Choosing the right fixing for the substrate

For sound, solid concrete with adequate edge distance and a straightforward load case, expansion bolts are often the practical choice. They are quick, proven, and easy to stock for common site work.

For tight edge conditions, heavier structural loads, post-installed rebar, or substrates where expansion pressure is a concern, chemical anchors are often the safer route. They require more care, but they solve problems that mechanical anchors cannot always handle cleanly.

In masonry and hollow materials, chemical systems with the correct accessories are often the better fit. Standard expansion anchors can struggle or damage weaker material if used without proper consideration.

What buyers should check before ordering

Before choosing between chemical anchors versus expansion bolts, check the base material, the required load, the edge distance, the spacing, and whether the substrate may be cracked. Confirm the hole diameter, embedment depth, and whether the installation team can meet the required method on-site.
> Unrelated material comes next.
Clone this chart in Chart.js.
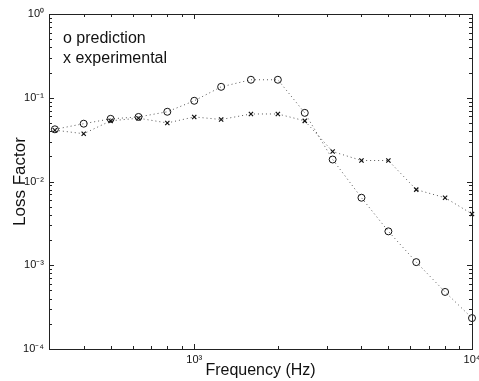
<!DOCTYPE html>
<html>
<head>
<meta charset="utf-8">
<script src="https://cdn.jsdelivr.net/npm/chart.js@4"></script>
<style>
  html, body { margin: 0; padding: 0; background: #fff; }
  #wrap { width: 479px; height: 381px; }
</style>
</head>
<body>
<div id="wrap"><canvas id="lossChart" width="479" height="381"></canvas></div>
<script>
// third-octave band centre frequencies (Hz)
const freqs = [315, 400, 500, 630, 800, 1000, 1250, 1600, 2000, 2500, 3150, 4000, 5000, 6300, 8000, 10000];
const prediction = [0.042, 0.049, 0.056, 0.059, 0.068, 0.092, 0.135, 0.164, 0.164, 0.066, 0.0183, 0.0064, 0.00254, 0.00109, 0.00048, 0.000234];
const experimental = [0.041, 0.0372, 0.053, 0.057, 0.050, 0.059, 0.055, 0.064, 0.064, 0.053, 0.0228, 0.0178, 0.0178, 0.0080, 0.0064, 0.0041];

// tick labels
const xTickValues = [1000, 10000];
const xTickLabels = ['10³', '10⁴'];
const yTickValues = [0.0001, 0.001, 0.01, 0.1, 1];
const yTickLabels = ['10⁻⁴', '10⁻³', '10⁻²', '10⁻¹', '10⁰'];

const legendLines = ['o prediction', 'x experimental'];

const FONT = "'Liberation Sans', Arial, sans-serif";

// minor + major tick positions for a log range
function logTicks(min, max) {
    const out = [];
    for (let e = Math.floor(Math.log10(min)); e <= Math.ceil(Math.log10(max)); e++) {
        for (let m = 1; m < 10; m++) {
            const v = m * Math.pow(10, e);
            if (v >= min * 0.999 && v <= max * 1.001) out.push({ v: v, major: m === 1 });
        }
    }
    return out;
}

// frame with inward ticks on all four sides, plus the text legend
const framePlugin = {
    id: 'frame',
    afterDatasetsDraw(chart) {
        const { ctx, chartArea: a, scales } = chart;
        const xs = scales.x, ys = scales.y;
        ctx.save();
        ctx.strokeStyle = '#222';
        ctx.lineWidth = 1;
        ctx.strokeRect(a.left + 0.5, a.top + 0.5, a.right - a.left, a.bottom - a.top);
        ctx.beginPath();
        logTicks(xs.min, xs.max).forEach(t => {
            const px = Math.round(xs.getPixelForValue(t.v)) + 0.5;
            const len = t.major ? 5 : 3;
            ctx.moveTo(px, a.bottom); ctx.lineTo(px, a.bottom - len);
            ctx.moveTo(px, a.top); ctx.lineTo(px, a.top + len);
        });
        logTicks(ys.min, ys.max).forEach(t => {
            const py = Math.round(ys.getPixelForValue(t.v)) + 0.5;
            const len = t.major ? 5 : 3;
            ctx.moveTo(a.left, py); ctx.lineTo(a.left + len, py);
            ctx.moveTo(a.right, py); ctx.lineTo(a.right - len, py);
        });
        ctx.stroke();

        ctx.fillStyle = '#111';
        ctx.font = '16px ' + FONT;
        ctx.textBaseline = 'alphabetic';
        legendLines.forEach((s, i) => ctx.fillText(s, 63, 43 + i * 20));
        ctx.restore();
    }
};

const ctx = document.getElementById('lossChart').getContext('2d');
new Chart(ctx, {
    type: 'line',
    data: {
        datasets: [{
            label: 'prediction',
            data: freqs.map((f, i) => ({ x: f, y: prediction[i] })),
            borderColor: '#555',
            borderWidth: 1,
            borderDash: [1, 3],
            pointStyle: 'circle',
            pointRadius: 3.5,
            pointBorderWidth: 1,
            pointBorderColor: '#111',
            pointBackgroundColor: 'rgba(0,0,0,0)',
            fill: false,
            tension: 0
        }, {
            label: 'experimental',
            data: freqs.map((f, i) => ({ x: f, y: experimental[i] })),
            borderColor: '#555',
            borderWidth: 1,
            borderDash: [1, 3],
            pointStyle: 'crossRot',
            pointRadius: 3,
            pointBorderWidth: 1.2,
            pointBorderColor: '#111',
            fill: false,
            tension: 0
        }]
    },
    options: {
        responsive: false,
        animation: false,
        clip: false,
        layout: { padding: { left: 0, right: 7, top: 14, bottom: 0 } },
        plugins: { legend: { display: false }, tooltip: { enabled: false } },
        scales: {
            x: {
                type: 'logarithmic',
                min: 300,
                max: 10000,
                grid: { display: false, drawTicks: false },
                border: { display: false },
                ticks: {
                    autoSkip: false,
                    maxRotation: 0,
                    padding: 4,
                    color: '#111',
                    font: { family: FONT, size: 11 },
                    callback: v => { const i = xTickValues.indexOf(v); return i >= 0 ? xTickLabels[i] : ''; }
                },
                afterBuildTicks: s => { s.ticks = xTickValues.map(v => ({ value: v })); },
                afterFit: s => { s.height = 32; s.paddingLeft = 0; s.paddingRight = 0; },
                title: {
                    display: true,
                    text: 'Frequency (Hz)',
                    color: '#111',
                    font: { family: FONT, size: 16 },
                    padding: { top: 0, bottom: 1 }
                }
            },
            y: {
                type: 'logarithmic',
                min: 0.0001,
                max: 1,
                grid: { display: false, drawTicks: false },
                border: { display: false },
                ticks: {
                    autoSkip: false,
                    padding: 5,
                    color: '#111',
                    font: { family: FONT, size: 11 },
                    callback: v => { const i = yTickValues.indexOf(v); return i >= 0 ? yTickLabels[i] : ''; }
                },
                afterBuildTicks: s => { s.ticks = yTickValues.map(v => ({ value: v })); },
                afterFit: s => { s.width = 49; s.paddingTop = 0; s.paddingBottom = 0; },
                title: {
                    display: true,
                    text: 'Loss Factor',
                    color: '#111',
                    font: { family: FONT, size: 17 },
                    padding: { top: 10, bottom: 0 }
                }
            }
        }
    },
    plugins: [framePlugin]
});
</script>
</body>
</html>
It also pays to think about lead time and site flow. If the crew needs a fixing they can install and load immediately, that narrows the field. If the project calls for compliance with specific approvals or engineering details, that should drive the product choice from the start rather than being sorted out after delivery.

At the supply end, practical support matters. Trade buyers do not need a lecture. They need the right fixing, in the right size, available when the pour, plate set, or retrofit window is happening. That is why a straightforward supplier model matters, especially when urgent delivery is part of keeping a job on track.

The best fixing choice is rarely about loyalty to one system. It is about matching the anchor to the concrete, the load, and the install conditions so the job gets done once and done right.